Cong. Israel backs McChrystal, but not Karsai

In War in Afghanistan on December 28, 2009 at 1:28 pm

Corruption riddles government of Afghan president Hamid Karzai

Long Island Congressman Steve Israel expressed a deep lack of confidence with Hamid Karzai after meeting with the Afghan president Monday, the first day of a two-day fact-finding tour of Afghanistan.

But Israel said his confidence in the U.S. strategy in Afghanistan was boosted by an hour-long meeting with Gen. Stanley McChrystal, commander of U.S. forces there.

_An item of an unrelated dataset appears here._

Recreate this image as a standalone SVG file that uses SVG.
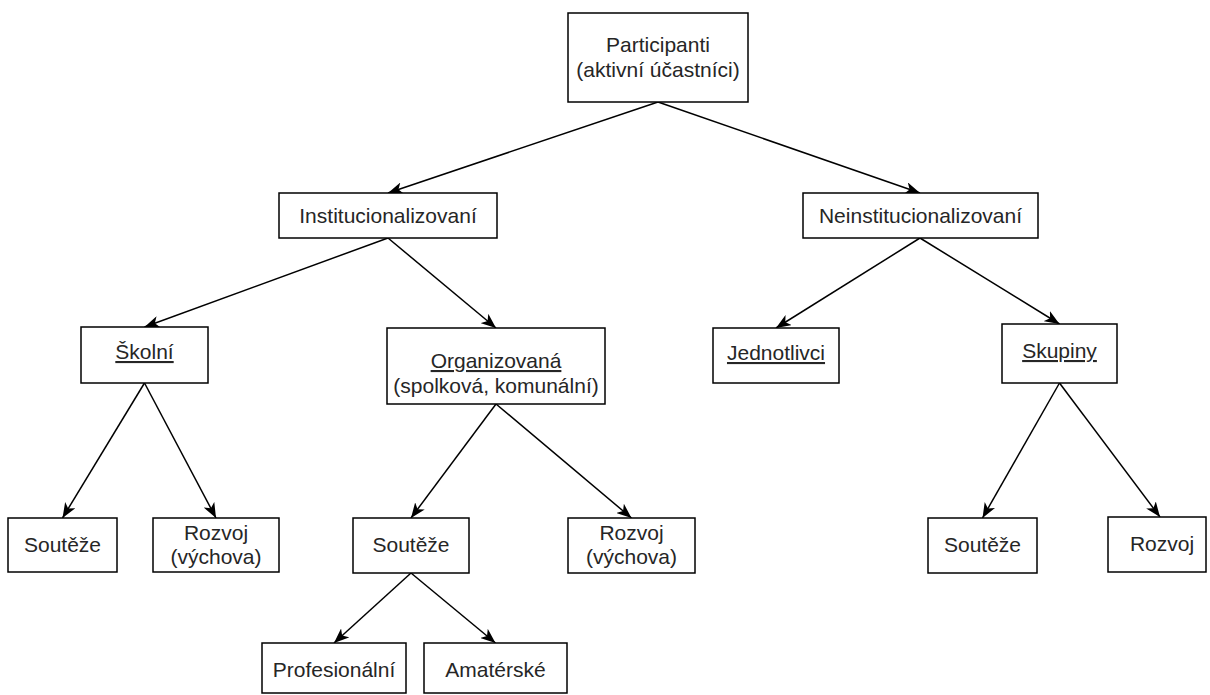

“My faith and comfort level in the Karzai government has precipitously declined since I had an hour and a half meeting with him,” Israel said. “I don’t think he understands the importance of corruption… or the urgency of the need to train Afghani soldiers and police.”

“He didn’t inspire any sense of confidence that he understand the magnitude of the problem or is able to do anything about it,” Israel said. “He essentially blames the media. He seems to think the perception is worse than the reality.”

Israel’s visit, his fourth to the embattled country, is his first since President Barack Obama began putting his own stamp on the 8-year Afghanistan war this year by replacing the U.S. commander there and ordering an anti-insurgency troop surge.

Israel, who serves on the House Appropriations Committee, is leading an 8-member congressional delegation to Afghanistan. Congress will soon begin grappling with new legislation that will govern spending for military action in Afghnanistan – spending that was running at about $3.6 billion per month before the surge began.

The visit comes amid concerns regarding the legitimacy and effectiveness of a Karzai government that has been riddled with corruption and which has been largely unable to extend government rule beyond the country’s capital.

Karzai prevailed in a runoff election this fall, after international observers said his success in an earlier round of balloting was the result of massive fraud.

Members of Karzai’s own family have been implicated in high-level drug dealing, in a country in which drug sales are a principal source of revenue for the insurgency.  An anti-drug mission in Afghanistan took the life of Staff Sergeant Keith Bishop, a Green Beret from Medford, who was killed in an Oct. 26 helicopter crash.

Israel said he shared with Karzai an article that appeared earlier this year in Long Island’s  Newsday reporting on corruption in Karzai’s administration, and said he worries that parliamentary elections coming this spring will represent a new opportunity for fraud.

“I told him ‘this is what my constituents are reading’,” Israel said.

“I’m concerned the American people are going to have a hard time continuing to devote dollars and soldiers to a country that will have had two flawed elections in the span of a few months,” Israel said.